I turned on the shower. Hearing the water hit the wall and floor hard allowed me to feel what tears didn’t, for they would not come. Had they come, I suppose they would’ve been as heavy and flow as readily as the spouting water from the shower head. But they stayed inside, and the shower cried for me its forceful, unsalted tears. I got in, and let the water wash away the helplessness inside, the frustrations, the questions and the closing fists ready to protest.
I have just heard back yet another NO from a prospective employer and after all this talk about taking whatever God gives with thanks, I stomp around and slam the door and mutter about. But I know it is late and I am tired, so I stop talking and I sit there under wonderfully warm and pressured water slapping me hard on the back and I think: “there is so much more than what I know. I do not yet see the whole. God does see the whole. God is always working. God has got a plan.” My fists relax, my head drops and I am glad for this healing water, this Truth.
And that is just it, not knowing. Jumping off into God-knows-what blindfolded, trusting He does know what. It seems like a long time here in the in-betweens of life, but it has only been a summer.

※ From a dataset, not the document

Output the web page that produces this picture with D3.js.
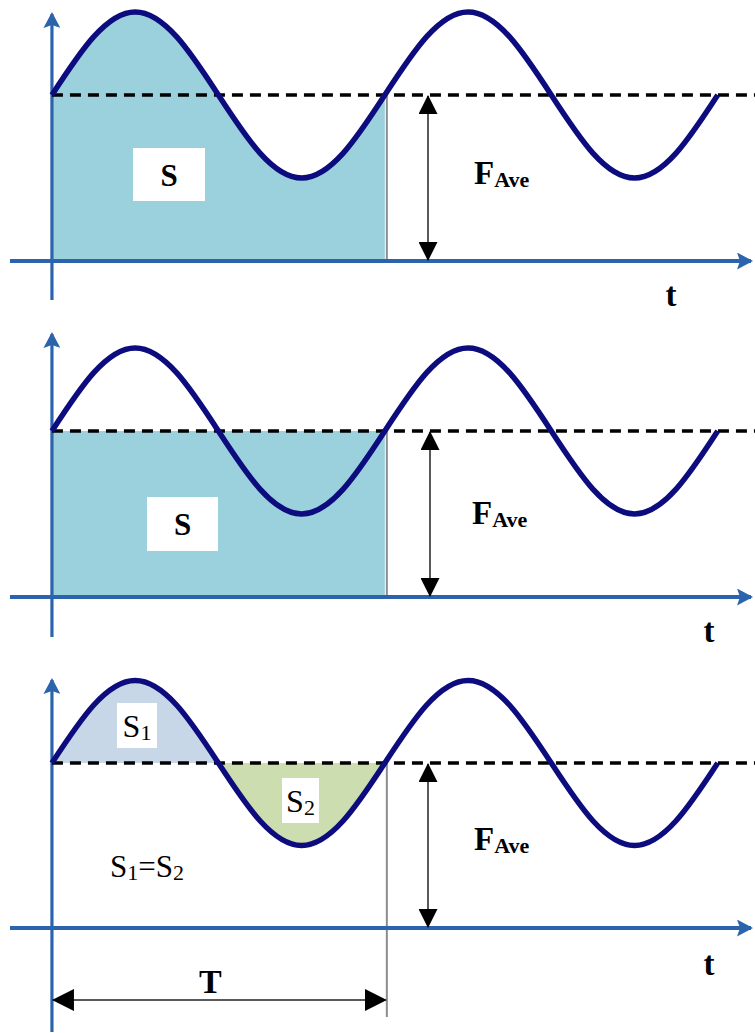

And I remember Israel, I remember their long in-between, and Voskamp’s words on their sustenance then:
For forty long years, God’s people daily eat manna—a substance whose name literally means ‘what is it?’ Hungry, they choose to gather up that which is baffling. They fill on that which has no meaning. More than 14,600 days they take their daily nourishment from that which they don’t comprehend. They find soul-filling in the inexplicable.
They eat the mystery.
They eat the mystery.
And the mystery, that which made no sense, is ‘like wafers of honey’ on the lips.
They ate the mystery, dare I? But it doesn’t taste like honey to me! And again my eloquence in the language of ingratitude shows up. More words come to memory. I spoke with my dear friend J, and upon her call unto the providence of God to give her a job, I warned her that God would provide, but to be prepared for the possibility of his provision to look differently than she expected (namely with the perfect job): perhaps he would provide with greater faith, perhaps with the ability to go without, perhaps through the giving of others. We need to broaden our idea of what Him providing for us looks like. We may get ‘what is it?’ when we ask for food. Hmm, it’s time to take my own advice. So I remember and look at what he has already done:
Lord, thanks for giving me a place to live and thank you that it is close to my friends.

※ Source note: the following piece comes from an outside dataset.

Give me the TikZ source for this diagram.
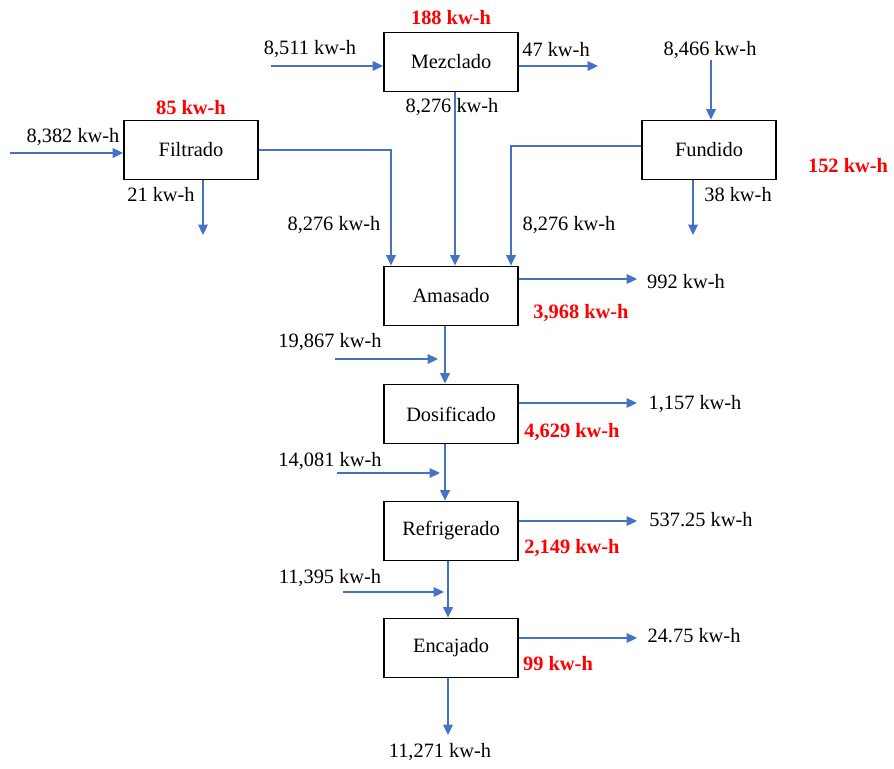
\documentclass[tikz,border=0pt]{standalone}
\usepackage{fontspec}
\setmainfont{Liberation Serif}
\usetikzlibrary{arrows.meta, positioning}
\definecolor{flowblue}{RGB}{68,114,196}

\begin{document}
\begin{tikzpicture}[x=0.025cm, y=-0.025cm,
  stage/.style={rectangle, draw, line width=1.3pt, minimum width=3.35cm, minimum height=1.475cm, font=\fontsize{14.5}{17}\selectfont},
  flow/.style={-{Triangle[length=2.6mm, width=2.4mm]}, line width=1.1pt, flowblue},
  lbl/.style={font=\fontsize{14.5}{17}\selectfont, inner sep=1pt},
  loss/.style={font=\bfseries\fontsize{14.5}{17}\selectfont, text=red, inner sep=1pt}
]
\useasboundingbox (0,0) rectangle (894,769);

% stages
\node[stage] (mez) at (451,62) {Mezclado};
\node[stage] (fil) at (191,150) {Filtrado};
\node[stage] (fun) at (709,150) {Fundido};
\foreach \n/\y/\t in {ama/296/Amasado, dos/414/Dosificado, ref/531/Refrigerado, enc/648/Encajado} {
  \node[stage] (\n) at (451,\y) {\t};
}

% energy labels
\foreach \n/\x/\y/\t in {lmezin/310/49/{8,511}, lmezout/556/50/{47}, lmezdn/452/107/{8,276},
    lfunin/710/50/{8,466}, lfunout/738/195/{38}, lfundn/569/225/{8,276},
    lfilin/73/137/{8,382}, lfilout/161/195/{21}, lfildn/334/225/{8,276},
    lamaout/686/282/{992}, ldosin/330/342/{19,867}, ldosout/695/404/{1,157},
    lrefin/330/461/{14,081}, lrefout/701/520/{537.25}, lencin/330/578/{11,395},
    lencout/694/636/{24.75}, lfin/440/752/{11,271}} {
  \node[lbl] (\n) at (\x,\y) {\t\ kw-h};
}
\foreach \n/\x/\y/\t in {rmez/451/18/{188}, rfil/191/108/{85}, rfun/848/166/{152},
    rama/581/313/{3,968}, rdos/572/432/{4,629}, rref/572/548/{2,149}, renc/558/664/{99}} {
  \node[loss] (\n) at (\x,\y) {\t\ kw-h};
}

% free ends
\coordinate (mezin) at (271,66);
\coordinate (mezout) at (598,66);
\coordinate (funin) at (711,60);
\coordinate (funout) at (693,235);
\coordinate (filin) at (10,153);
\coordinate (filout) at (203,235);
\coordinate (dosin) at (335,359);
\coordinate (refin) at (337,473);
\coordinate (encin) at (343,592);
\coordinate (finout) at (448,735);
\foreach \n/\y in {ama/279, dos/403, ref/521, enc/638} {
  \coordinate (\n out) at (637,\y);
  \draw[flow] (\n.east |- \n out) -- (\n out);
}

% connectors
\draw[flow] (mezin) -- (mezin -| mez.west);
\draw[flow] (mez.east |- mezout) -- (mezout);
\draw[flow] ([xshift=0.1cm]mez.south) -- ([xshift=0.1cm]ama.north);
\draw[flow] (funin) -- (funin |- fun.north);
\draw[flow] (funout |- fun.south) -- (funout);
\draw[flow] ([yshift=0.1cm]fun.west) -| ([xshift=1.5cm]ama.north);
\draw[flow] (filin) -- (filin -| fil.west);
\draw[flow] (filout |- fil.south) -- (filout);
\draw[flow] (fil.east) -| ([xshift=-1.5cm]ama.north);
\draw[flow] ([xshift=-0.15cm]ama.south) -- ([xshift=-0.15cm]dos.north);
\draw[flow] ([xshift=-0.15cm]dos.south) -- ([xshift=-0.15cm]ref.north);
\draw[flow] ([xshift=-0.075cm]ref.south) -- ([xshift=-0.075cm]enc.north);
\draw[flow] (enc.south -| finout) -- (finout);
\draw[flow] (dosin) -- (438,359);
\draw[flow] (refin) -- (440,473);
\draw[flow] (encin) -- (444,592);
\end{tikzpicture}
\end{document}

Thanks for the friendships that have begun here.
I thank you for the body of believers here to grow with and worship You with.

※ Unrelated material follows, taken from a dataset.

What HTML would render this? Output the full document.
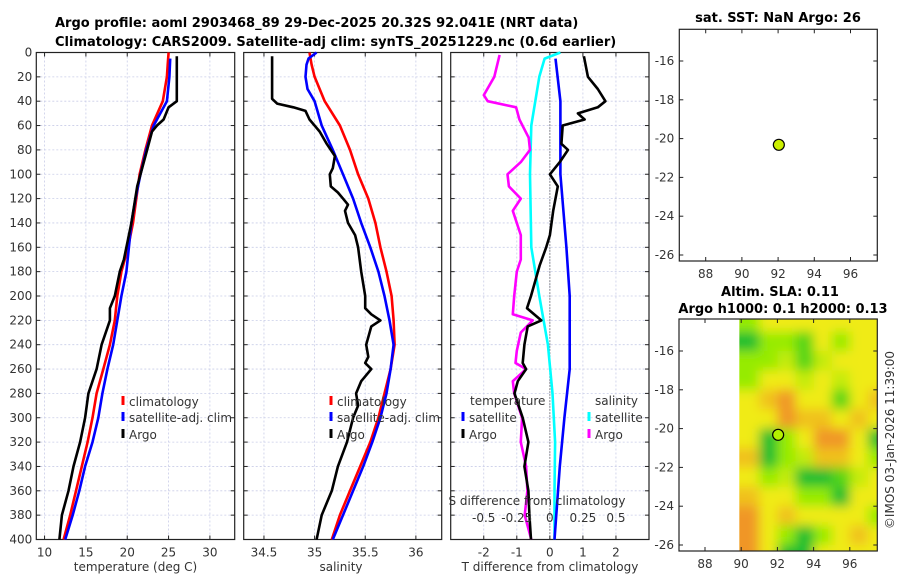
<!DOCTYPE html>
<html><head><meta charset="utf-8">
<style>
body{margin:0;background:#fff;}
svg{display:block;font-family:"DejaVu Sans","Liberation Sans",sans-serif;}
.tk{font-size:12px;fill:#333;}
.tt{font-size:13px;font-weight:bold;fill:#000;}
</style></head>
<body>
<svg id="c" width="900" height="580" viewBox="0 0 900 580" xmlns="http://www.w3.org/2000/svg">
<defs>
<filter id="blur" x="-5%" y="-5%" width="110%" height="110%"><feGaussianBlur stdDeviation="5.5"/></filter>
<clipPath id="mapclip"><rect x="739.4" y="319" width="137.9" height="232"/></clipPath>
</defs>
<text class="tt" x="55" y="27">Argo profile: aoml 2903468_89 29-Dec-2025 20.32S 92.041E (NRT data)</text>
<text class="tt" x="55" y="46">Climatology: CARS2009. Satellite-adj clim: synTS_20251229.nc (0.6d earlier)</text>
<text class="tt" x="778" y="22" text-anchor="middle">sat. SST: NaN Argo: 26</text>
<text class="tt" x="780" y="296" text-anchor="middle">Altim. SLA: 0.11</text>
<text class="tt" x="783" y="313" text-anchor="middle">Argo h1000: 0.1 h2000: 0.13</text>
<text class="tk" transform="translate(894,440) rotate(-90)" text-anchor="middle">©IMOS 03-Jan-2026 11:39:00</text>
</svg>
<script>
// ---- profile data ----
const depthClim = [0,10,20,40,60,80,100,120,140,160,180,200,220,240,260,280,300,320,340,360,380,400];
const tempClim  = [25.0,24.9,24.8,24.3,23.0,22.2,21.5,21.1,20.7,20.1,19.3,18.8,18.5,17.9,17.1,16.3,15.8,15.2,14.5,13.8,13.1,12.3];
const depthSat  = [5,20,40,60,80,100,120,140,160,180,200,220,240,260,280,300,320,340,360,380,400];
const tempSat   = [25.2,25.1,24.8,23.2,22.3,21.6,21.0,20.5,20.2,19.9,19.3,18.8,18.3,17.6,17.0,16.5,15.8,14.9,14.2,13.4,12.5];
const depthArgoT = [3,20,40,45,50,55,60,65,80,100,110,140,160,170,180,190,200,210,220,240,260,280,300,320,340,360,380,400];
const tempArgo   = [26.0,26.0,26.0,25.0,24.7,24.4,23.6,23.0,22.4,21.6,21.2,20.5,19.9,19.6,19.1,18.8,18.5,17.9,17.9,16.9,16.3,15.3,14.9,14.3,13.5,12.9,12.1,11.8];
const salClim = [34.95,34.97,35.0,35.10,35.25,35.35,35.43,35.53,35.60,35.65,35.71,35.76,35.78,35.79,35.75,35.69,35.63,35.55,35.45,35.35,35.25,35.17];
const depthSalSat = [0,5,10,20,30,40,60,80,100,120,140,160,180,200,220,240,260,280,300,320,340,360,380,400];
const salSat = [35.02,34.94,34.92,34.91,34.93,35.0,35.07,35.18,35.28,35.38,35.46,35.55,35.63,35.69,35.74,35.78,35.75,35.71,35.65,35.57,35.48,35.38,35.28,35.18];
const depthArgoS = [3,38,42,45,48,55,65,75,85,95,100,110,115,120,125,130,140,150,160,180,200,210,215,220,225,240,250,255,260,270,280,290,300,320,340,360,380,400];
const salArgo = [34.58,34.58,34.63,34.79,34.91,34.95,35.05,35.12,35.2,35.18,35.15,35.16,35.23,35.28,35.33,35.30,35.33,35.40,35.43,35.46,35.50,35.50,35.56,35.65,35.56,35.51,35.53,35.50,35.56,35.46,35.41,35.43,35.38,35.32,35.23,35.17,35.07,35.02];
// ---- difference data ----
const depthDSat = [5,40,100,160,200,260,300,340,400];
const dTempSat = [0.17,0.32,0.32,0.5,0.6,0.6,0.44,0.3,0.14];
const depthDArgoT = [3,20,30,40,45,50,55,60,75,80,90,100,110,130,150,160,175,200,210,220,225,240,255,260,270,280,300,320,340,360,380,400];
const dTempArgo = [1.03,1.15,1.45,1.68,1.45,0.85,1.05,0.39,0.35,0.55,0.3,0.0,0.24,0.1,0.0,-0.11,-0.31,-0.57,-0.69,-0.26,-0.67,-0.77,-0.82,-0.72,-0.97,-1.07,-0.82,-0.65,-0.77,-0.65,-0.62,-0.57];
const depthDSalSat = [0,5,20,60,100,160,200,240,280,320,360,400];
const dSalSat = [0.08,-0.04,-0.08,-0.14,-0.15,-0.14,-0.08,-0.015,0.02,0.04,0.035,0.035];
const depthDArgoS = [2,20,35,40,45,55,70,80,90,100,110,120,130,150,170,180,200,215,220,230,245,255,260,270,280,300,320,340,360,380,400];
const dSalArgo = [-0.38,-0.42,-0.50,-0.47,-0.255,-0.23,-0.16,-0.15,-0.22,-0.32,-0.31,-0.22,-0.28,-0.22,-0.22,-0.25,-0.27,-0.28,-0.13,-0.22,-0.25,-0.26,-0.18,-0.28,-0.27,-0.21,-0.22,-0.18,-0.17,-0.19,-0.14];
// ---- SLA map grid (0=green low ... 3=orange high), rows lat -14.5..-26.5, cols lon 90.5..97.5 ----
const slaLats = [-14.5,-15.5,-16.5,-17.5,-18.5,-19.5,-20.5,-21.5,-22.5,-23.5,-24.5,-25.5,-26.5];
const slaLons = [90.5,91.5,92.5,93.5,94.5,95.5,96.5,97.5];
const slaVals = [
 [1,2,2,2,2,2,2,2],
 [0,1,1,0.5,2,1,2,2],
 [1,1,1.5,0.5,1.5,2,2,2],
 [1,2,2,1.5,2,1.5,2,2],
 [2,2.5,3,2,2,0.5,2,2.5],
 [2,2,3,2.5,2.5,2,2.5,2],
 [2,0,1,2,3,3,2,0],
 [2.5,0,1,1.5,2.5,2.5,2,1],
 [2,1,1.5,0,0,0.5,1.5,2],
 [2.5,2,2,1,1,0,2,2],
 [3,2,2.5,2,2,2,2,1],
 [3,2,1,0,1,2,2.5,2],
 [3,2,0,0,2,2,2,2]];
const floatLon = [92.041];
const floatLat = [-20.32];

const NS='http://www.w3.org/2000/svg';
const svg=document.getElementById('c');
function mk(tag,attrs,parent){const e=document.createElementNS(NS,tag);for(const k in attrs)e.setAttribute(k,attrs[k]);(parent||svg).appendChild(e);return e;}
function txt(s,attrs,parent){const e=mk('text',attrs,parent);e.textContent=s;return e;}

const Y0=52.5,Y1=539.5;
function yD(d){return Y0+(Y1-Y0)*d/400;}
const depthTicks=[0,20,40,60,80,100,120,140,160,180,200,220,240,260,280,300,320,340,360,380,400];

function panel(name,x0,x1,xmin,xmax,xticks,xlabels,showY){
  const g=mk('g',{});
  
  
  const sx=v=>x0+(v-xmin)/(xmax-xmin)*(x1-x0);
  xticks.forEach(v=>{const l=mk('line',{x1:sx(v),x2:sx(v),y1:Y0,y2:Y1,stroke:'#c9cde8','stroke-width':0.8,'stroke-dasharray':'2,2'},g);
    });
  depthTicks.forEach(d=>{const l=mk('line',{x1:x0,x2:x1,y1:yD(d),y2:yD(d),stroke:'#c9cde8','stroke-width':0.8,'stroke-dasharray':'2,2'},g);
    
    mk('line',{x1:x0,x2:x0+4,y1:yD(d),y2:yD(d),stroke:'#222'},g);
    mk('line',{x1:x1,x2:x1-4,y1:yD(d),y2:yD(d),stroke:'#222'},g);
    if(showY){const t=txt(String(d),{class:'tk',x:x0-4,y:yD(d)+4,'text-anchor':'end'},g);
      }
  });
  xticks.forEach((v,i)=>{mk('line',{x1:sx(v),x2:sx(v),y1:Y1,y2:Y1-4,stroke:'#222'},g);
    mk('line',{x1:sx(v),x2:sx(v),y1:Y0,y2:Y0+4,stroke:'#222'},g);
    if(xlabels){const t=txt(xlabels[i],{class:'tk',x:sx(v),y:Y1+17,'text-anchor':'middle'},g);
      }});
  const r=mk('rect',{x:x0,y:Y0,width:x1-x0,height:Y1-Y0,fill:'none',stroke:'#222','stroke-width':1.2},g);
  
  return {g,sx};
}
function line(p,vals,depths,sx,color,name,w){
  const pts=vals.map((v,i)=>sx(v).toFixed(1)+','+yD(depths[i]).toFixed(1)).join(' ');
  const l=mk('polyline',{points:pts,fill:'none',stroke:color,'stroke-width':w||2.6,'stroke-linejoin':'round'},p);
  
  
}
function legend(p,x,y,color,label,name){
  mk('line',{x1:x,x2:x,y1:y-10,y2:y-1,stroke:color,'stroke-width':3},p);
  const t=txt(label,{class:'tk',x:x+6,y:y,'font-size':'13'},p);
  
  
}

const P1=panel('temperature-panel',36.3,234.7,9,33,[10,15,20,25,30],['10','15','20','25','30'],true);
line(P1.g,tempClim,depthClim,P1.sx,'#ff0000','temp-climatology-line');
line(P1.g,tempSat,depthSat,P1.sx,'#0000ff','temp-satellite-line');
line(P1.g,tempArgo,depthArgoT,P1.sx,'#000000','temp-argo-line');
legend(P1.g,123,406,'#ff0000','climatology','legend-climatology');
legend(P1.g,123,422,'#0000ff','satellite-adj. clim','legend-satellite');
legend(P1.g,123,439,'#000000','Argo','legend-argo');
{const t=txt('temperature (deg C)',{class:'tk','font-size':'13',x:135.5,y:571,'text-anchor':'middle'});}

const P2=panel('salinity-panel',243.7,441.7,34.3,36.255,[34.5,35,35.5,36],['34.5','35','35.5','36'],false);
line(P2.g,salClim,depthClim,P2.sx,'#ff0000','sal-climatology-line');
line(P2.g,salSat,depthSalSat,P2.sx,'#0000ff','sal-satellite-line');
line(P2.g,salArgo,depthArgoS,P2.sx,'#000000','sal-argo-line');
legend(P2.g,331,406,'#ff0000','climatology','legend-climatology-sal');
legend(P2.g,331,422,'#0000ff','satellite-adj. clim','legend-satellite-sal');
legend(P2.g,331,439,'#000000','Argo','legend-argo-sal');
{const t=txt('salinity',{class:'tk','font-size':'13',x:341,y:571,'text-anchor':'middle'});}

const P3=panel('difference-panel',450.7,649,-3,3,[-2,-1,0,1,2],['-2','-1','0','1','2'],false);
const sxS=v=>P3.sx(v*4);
{const z=mk('line',{x1:P3.sx(0),x2:P3.sx(0),y1:Y0,y2:Y1,stroke:'#333','stroke-width':1,'stroke-dasharray':'1,2'},P3.g);}
line(P3.g,dSalSat,depthDSalSat,sxS,'#00ffff','sal-diff-satellite-line');
line(P3.g,dTempSat,depthDSat,P3.sx,'#0000ff','temp-diff-satellite-line');
line(P3.g,dSalArgo,depthDArgoS,sxS,'#ff00ff','sal-diff-argo-line');
line(P3.g,dTempArgo,depthDArgoT,P3.sx,'#000000','temp-diff-argo-line');
{const t=txt('temperature',{class:'tk','font-size':'13',x:470,y:405},P3.g);}
{const t=txt('salinity',{class:'tk','font-size':'13',x:595,y:405},P3.g);}
legend(P3.g,463,422,'#0000ff','satellite','legend-temp-satellite');
legend(P3.g,463,439,'#000000','Argo','legend-temp-argo');
legend(P3.g,589,422,'#00ffff','satellite','legend-sal-satellite');
legend(P3.g,589,439,'#ff00ff','Argo','legend-sal-argo');
{const t=txt('S difference from climatology',{class:'tk','font-size':'13',x:537,y:505,'text-anchor':'middle'},P3.g);}
[-0.5,-0.25,0,0.25,0.5].forEach(v=>{const t=txt(String(v),{class:'tk',x:sxS(v),y:522,'text-anchor':'middle'},P3.g);
  });
{const t=txt('T difference from climatology',{class:'tk','font-size':'13',x:550,y:571,'text-anchor':'middle'});}

function mapAxes(name,x0,y0,x1,y1,lon88x,lat16y){
  const g=mk('g',{});
  
  
  const lx=lon=>lon88x+(lon-88)*18.1;
  const ly=lat=>lat16y+(-16-lat)*19.4;
  return {g,lx,ly,frame:()=>{
    [88,90,92,94,96].forEach(v=>{mk('line',{x1:lx(v),x2:lx(v),y1:y1,y2:y1-4,stroke:'#222'},g);mk('line',{x1:lx(v),x2:lx(v),y1:y0,y2:y0+4,stroke:'#222'},g);
      const t=txt(String(v),{class:'tk',x:lx(v),y:y1+17,'text-anchor':'middle'},g);});
    [-16,-18,-20,-22,-24,-26].forEach(v=>{mk('line',{x1:x0,x2:x0+4,y1:ly(v),y2:ly(v),stroke:'#222'},g);mk('line',{x1:x1,x2:x1-4,y1:ly(v),y2:ly(v),stroke:'#222'},g);
      const t=txt(String(v),{class:'tk',x:x0-5,y:ly(v)+4,'text-anchor':'end'},g);});
    const r=mk('rect',{x:x0,y:y0,width:x1-x0,height:y1-y0,fill:'none',stroke:'#222','stroke-width':1.2},g);
    
  }};
}
const M1=mapAxes('sst-map',679.3,29.3,877.3,261,705.7,61);
M1.frame();
{const c=mk('circle',{cx:M1.lx(floatLon[0]),cy:M1.ly(floatLat[0]),r:5.5,fill:'#ccf000',stroke:'#000','stroke-width':1.2},M1.g);}

const M2=mapAxes('sla-map',679,319,877.3,551,705,351);
const cols=[[0,[20,190,50]],[1,[150,235,0]],[2,[240,235,20]],[3,[240,150,40]]];
function col(v){let a=cols[0],b=cols[cols.length-1];for(let i=0;i<cols.length-1;i++){if(v>=cols[i][0]&&v<=cols[i+1][0]){a=cols[i];b=cols[i+1];break;}}
  const t=(b[0]===a[0])?0:(v-a[0])/(b[0]-a[0]);return 'rgb('+a[1].map((c,i)=>Math.round(c+(b[1][i]-c)*t)).join(',')+')';}
const clipG=mk('g',{'clip-path':'url(#mapclip)'},M2.g);
mk('rect',{x:739,y:319,width:139,height:232,fill:'#f0ea14'},clipG);
const blurG=mk('g',{filter:'url(#blur)'},clipG);
slaLats.forEach((lat,r)=>slaLons.forEach((lon,c)=>{
  const cell=mk('rect',{x:M2.lx(lon-0.5)-(c===0?20:0),y:M2.ly(lat+0.5)-(r===0?20:0),width:18.1+(c===0?20:0)+(c===slaLons.length-1?20:0)+0.5,height:19.4+(r===0?20:0)+(r===slaLats.length-1?20:0)+0.5,fill:col(slaVals[r][c])},blurG);
  
  
}));
M2.frame();
{const c=mk('circle',{cx:M2.lx(floatLon[0]),cy:M2.ly(floatLat[0]),r:5.5,fill:'#b4f000',stroke:'#000','stroke-width':1.2},M2.g);}
</script>
</body></html>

The food for today was wonderful Lord, thanks
. . .
And so I speak broken eucharisteo. The language of thankfulness comes hard after years of fluency in the ungrateful tongue. And, is that why it must always be mystery Lord? Because I forget? So I need to go remember, gather my manna today and just for today because “I am beset by chronic soul amnesia. I empty of truth and need refilling. I need come again every day—bend, clutch, and remember—for who can gather the manna but once, hoarding, and store away sustenance in the mind for all living?”* And so I need more, “More euchariseo, more. And not only yesterday. But today—manna today or I starve”*
I want to gather this mystery you have for me in my arms. Eat just today as it is before me and thank you for the honey in my tongue. I want to trust in your sight over all things past, present and future and the plans that are held in your hands. You have asked me dearly “Are your ways My ways, child? Can you eat My manna, sustain on My mystery? Can you believe that I tenderly, tirelessly work all for the best good of the whole world—because My flame of love for you can never, ever be quenched?”* I will open wide my mouth that you may fill it Lord. You are the giver of all things. All is grace.